Exercise directions: Starting with the first line of the data below, copy each line up to and including the one containing "plt.rcParams['font.family'] = ['Noto". Pictures stay out.
* BEGIN Data shown *
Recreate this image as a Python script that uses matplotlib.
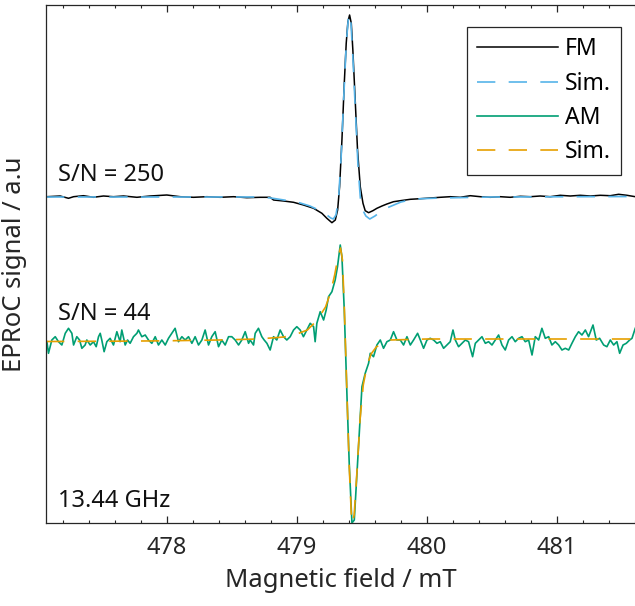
import numpy as np
import matplotlib
matplotlib.use("Agg")
import matplotlib.pyplot as plt
from matplotlib.ticker import MultipleLocator

plt.rcParams['font.family'] = ['Noto Sans', 'DejaVu Sans']

# FM detected spectrum (field in mT, signal in a.u.)
fm_field = [477.077, 477.179, 477.243, 477.282, 477.358, 477.435, 477.512, 477.589,
            477.666, 477.769, 477.871, 477.999, 478.102, 478.205, 478.307, 478.410,
            478.512, 478.615, 478.718, 478.794, 478.820, 478.897, 478.974, 479.050,
            479.128, 479.192, 479.230, 479.269, 479.295, 479.313, 479.328, 479.346,
            479.364, 479.379, 479.392, 479.405, 479.418, 479.430, 479.448, 479.466,
            479.487, 479.508, 479.525, 479.551, 479.584, 479.615, 479.654, 479.692,
            479.743, 479.795, 479.872, 479.949, 480.025, 480.102, 480.179, 480.256,
            480.333, 480.410, 480.487, 480.564, 480.640, 480.718, 480.795, 480.871,
            480.948, 481.025, 481.102, 481.179, 481.256, 481.333, 481.410, 481.474,
            481.538, 481.602]
fm_signal = [0.003, 0.010, -0.013, 0.003, 0.013, -0.003, 0.010, 0.003,
             0.010, -0.003, 0.010, 0.020, 0.003, -0.003, 0.003, -0.003,
             0.003, -0.007, -0.003, -0.003, -0.030, -0.040, -0.053, -0.080,
             -0.113, -0.163, -0.213, -0.257, -0.230, -0.130, 0.103, 0.570,
             1.137, 1.537, 1.753, 1.820, 1.737, 1.470, 0.970, 0.470,
             0.103, -0.063, -0.137, -0.157, -0.137, -0.113, -0.090, -0.070,
             -0.047, -0.037, -0.023, -0.017, -0.010, -0.003, 0.003, -0.003,
             0.013, 0.003, -0.003, 0.003, -0.003, 0.007, 0.003, 0.010,
             0.003, 0.017, 0.010, 0.017, 0.010, 0.017, 0.013, 0.027,
             0.017, 0.003]

# simulation of FM spectrum
fm_sim_field = [477.07, 478.0, 478.7, 478.8, 478.9, 479.0, 479.1, 479.2, 479.26,
                479.28, 479.30, 479.32, 479.34, 479.36, 479.38, 479.395, 479.405,
                479.415, 479.43, 479.45, 479.47, 479.49, 479.51, 479.53, 479.56,
                479.60, 479.65, 479.70, 479.80, 479.90, 480.10, 480.50, 481.60]
fm_sim_signal = [0.0, 0.0, 0.0, -0.01, -0.03, -0.05, -0.09, -0.15, -0.21,
                 -0.22, -0.18, -0.02, 0.40, 1.00, 1.55, 1.78, 1.83,
                 1.75, 1.40, 0.85, 0.30, -0.05, -0.14, -0.19, -0.22,
                 -0.19, -0.14, -0.105, -0.05, -0.02, -0.01, 0.0, 0.005]

# AM detected spectrum
am_field = [477.077, 477.089, 477.115, 477.141, 477.166, 477.192, 477.218, 477.243,
            477.269, 477.282, 477.307, 477.328, 477.346, 477.371, 477.384, 477.410,
            477.435, 477.456, 477.474, 477.487, 477.499, 477.517, 477.538, 477.563,
            477.589, 477.615, 477.640, 477.653, 477.679, 477.697, 477.717, 477.743,
            477.769, 477.781, 477.807, 477.833, 477.858, 477.884, 477.910, 477.935,
            477.961, 477.987, 478.012, 478.038, 478.063, 478.089, 478.115, 478.140,
            478.166, 478.192, 478.217, 478.243, 478.269, 478.294, 478.320, 478.345,
            478.371, 478.397, 478.422, 478.448, 478.474, 478.499, 478.525, 478.551,
            478.576, 478.602, 478.628, 478.640, 478.666, 478.679, 478.704, 478.730,
            478.748, 478.769, 478.794, 478.820, 478.845, 478.871, 478.897, 478.922,
            478.948, 478.974, 478.999, 479.025, 479.050, 479.076, 479.102, 479.128,
            479.140, 479.153, 479.179, 479.205, 479.225, 479.243, 479.269, 479.294,
            479.312, 479.333, 479.346, 479.364, 479.385, 479.402, 479.423, 479.441,
            479.466, 479.487, 479.500, 479.525, 479.551, 479.564, 479.589, 479.615,
            479.641, 479.666, 479.692, 479.718, 479.743, 479.769, 479.795, 479.820,
            479.846, 479.872, 479.897, 479.928, 479.949, 479.974, 480.000, 480.025,
            480.051, 480.077, 480.102, 480.128, 480.154, 480.179, 480.200, 480.218,
            480.243, 480.269, 480.295, 480.320, 480.351, 480.372, 480.397, 480.423,
            480.449, 480.474, 480.500, 480.525, 480.551, 480.577, 480.602, 480.628,
            480.654, 480.679, 480.705, 480.731, 480.756, 480.782, 480.808, 480.833,
            480.859, 480.884, 480.910, 480.936, 480.961, 480.987, 481.013, 481.038,
            481.064, 481.090, 481.115, 481.141, 481.166, 481.192, 481.218, 481.243,
            481.277, 481.302, 481.328, 481.359, 481.384, 481.410, 481.436, 481.461,
            481.482, 481.508, 481.533, 481.559, 481.577, 481.602]
am_signal = [-0.017, -0.133, 0.000, 0.033, -0.017, -0.050, 0.067, 0.117,
             0.067, -0.050, 0.033, 0.000, -0.083, -0.050, 0.000, -0.050,
             -0.017, -0.067, 0.033, 0.067, 0.000, -0.117, -0.017, 0.017,
             -0.050, 0.083, -0.017, 0.100, -0.050, 0.000, -0.033, 0.033,
             0.067, 0.100, 0.033, 0.050, 0.000, -0.033, 0.033, -0.050,
             0.000, -0.050, 0.017, 0.067, 0.117, -0.017, 0.033, 0.000,
             0.033, -0.033, 0.033, -0.050, 0.000, 0.100, -0.050, 0.033,
             0.083, -0.067, 0.000, -0.050, 0.033, 0.033, 0.000, -0.050,
             0.000, 0.083, -0.033, 0.000, -0.050, 0.067, 0.117, 0.033,
             0.000, -0.033, -0.100, 0.033, 0.000, 0.100, 0.033, 0.000,
             0.033, 0.100, 0.133, 0.100, 0.033, 0.100, 0.167, 0.133,
             -0.017, 0.167, 0.283, 0.200, 0.300, 0.433, 0.483, 0.600,
             0.733, 0.950, 0.833, 0.300, -0.567, -1.230, -1.830, -1.800,
             -1.230, -0.767, -0.467, -0.333, -0.233, -0.133, -0.167, -0.050,
             0.000, -0.083, -0.017, 0.000, 0.083, 0.000, 0.000, -0.050,
             0.033, -0.050, 0.000, 0.067, 0.000, -0.083, 0.000, 0.017,
             0.000, -0.033, -0.017, -0.083, -0.050, -0.017, 0.100, 0.000,
             -0.067, -0.033, 0.000, -0.017, -0.167, -0.033, 0.000, 0.033,
             -0.033, -0.017, -0.050, 0.000, 0.050, -0.050, -0.100, 0.000,
             0.033, -0.017, 0.017, 0.033, -0.017, 0.000, -0.150, 0.033,
             0.000, 0.117, 0.017, 0.033, -0.050, -0.017, -0.050, -0.100,
             -0.083, -0.100, -0.033, 0.033, 0.083, 0.050, 0.100, 0.033,
             0.150, 0.000, 0.017, -0.050, -0.067, 0.000, -0.050, -0.017,
             -0.133, -0.050, -0.033, 0.000, 0.017, 0.117]

# simulation of AM spectrum
am_sim_field = [477.07, 477.60, 478.00, 478.40, 478.70, 478.90, 479.00, 479.08,
                479.15, 479.22, 479.26, 479.29, 479.315, 479.335, 479.35, 479.365,
                479.385, 479.40, 479.42, 479.425, 479.44, 479.465, 479.485, 479.51,
                479.54, 479.57, 479.61, 479.66, 479.72, 480.00, 481.60]
am_sim_signal = [-0.015, -0.012, -0.008, 0.0, 0.01, 0.03, 0.06, 0.10,
                 0.19, 0.33, 0.48, 0.65, 0.82, 0.92, 0.80, 0.30,
                 -0.55, -1.20, -1.80, -1.83, -1.75, -1.25, -0.80, -0.45,
                 -0.25, -0.14, -0.07, -0.03, 0.0, 0.01, 0.01]

fm_offset = 1.43
labels = ['FM', 'Sim.', 'AM', 'Sim.']
snr_labels = ['S/N = 250', 'S/N = 44']
freq_label = '13.44 GHz'

fig = plt.figure(figsize=(6.35, 6.06), dpi=100)
ax = fig.add_axes([46 / 635, 83 / 606, 589 / 635, 518 / 606])

dash = (11, 8)
ax.plot(fm_field, np.array(fm_signal) + fm_offset, color='black', lw=1.1, label=labels[0])
ax.plot(fm_sim_field, np.array(fm_sim_signal) + fm_offset, color='#56B4E9', lw=1.2,
        dashes=dash, label=labels[1])
ax.plot(am_field, am_signal, color='#009E73', lw=1.2, label=labels[2])
ax.plot(am_sim_field, am_sim_signal, color='#E69F00', lw=1.2, dashes=dash, label=labels[3])

ax.set_xlim(477.07, 481.6)
ax.set_ylim(-1.83, 3.35)

ax.xaxis.set_major_locator(MultipleLocator(1))
ax.xaxis.set_minor_locator(MultipleLocator(0.2))
ax.tick_params(axis='x', which='both', direction='in', top=True, bottom=True,
               labelsize=17, colors='#262626', pad=9)
ax.tick_params(axis='x', which='major', length=5, width=0.9)
ax.tick_params(axis='x', which='minor', length=2.5, width=0.8)
ax.set_yticks([])
for s in ['top', 'left', 'bottom']:
    ax.spines[s].set_color('#262626')
    ax.spines[s].set_linewidth(0.9)
ax.spines['right'].set_visible(False)

ax.set_xlabel('Magnetic field / mT', fontsize=18.5, color='#262626', labelpad=6)
ax.set_ylabel('EPRoC signal / a.u', fontsize=18.5, color='#262626')
ax.yaxis.set_label_coords(-0.032, 0.5)

# annotations (baseline positions in axes fraction)
ax.text(0.02, 0.66, snr_labels[0], transform=ax.transAxes, fontsize=17,
        va='baseline', color='#111111')
ax.text(0.02, 0.392, snr_labels[1], transform=ax.transAxes, fontsize=17,
        va='baseline', color='#111111')
ax.text(0.02, 0.031, freq_label, transform=ax.transAxes, fontsize=17,
        va='baseline', color='#111111')

leg = ax.legend(loc='upper right', bbox_to_anchor=(0.976, 0.9575), borderaxespad=0,
                fontsize=16.5, fancybox=False, framealpha=1, edgecolor='#262626',
                handlelength=3.5, handletextpad=0.3, labelspacing=0.45, borderpad=0.45)
leg.get_frame().set_linewidth(0.9)

fig.savefig('out.png', dpi=100)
* END Data shown *
Correct response:
Recreate this image as a Python script that uses matplotlib.
import numpy as np
import matplotlib
matplotlib.use("Agg")
import matplotlib.pyplot as plt
from matplotlib.ticker import MultipleLocator

plt.rcParams['font.family'] = ['Noto Sans', 'DejaVu Sans']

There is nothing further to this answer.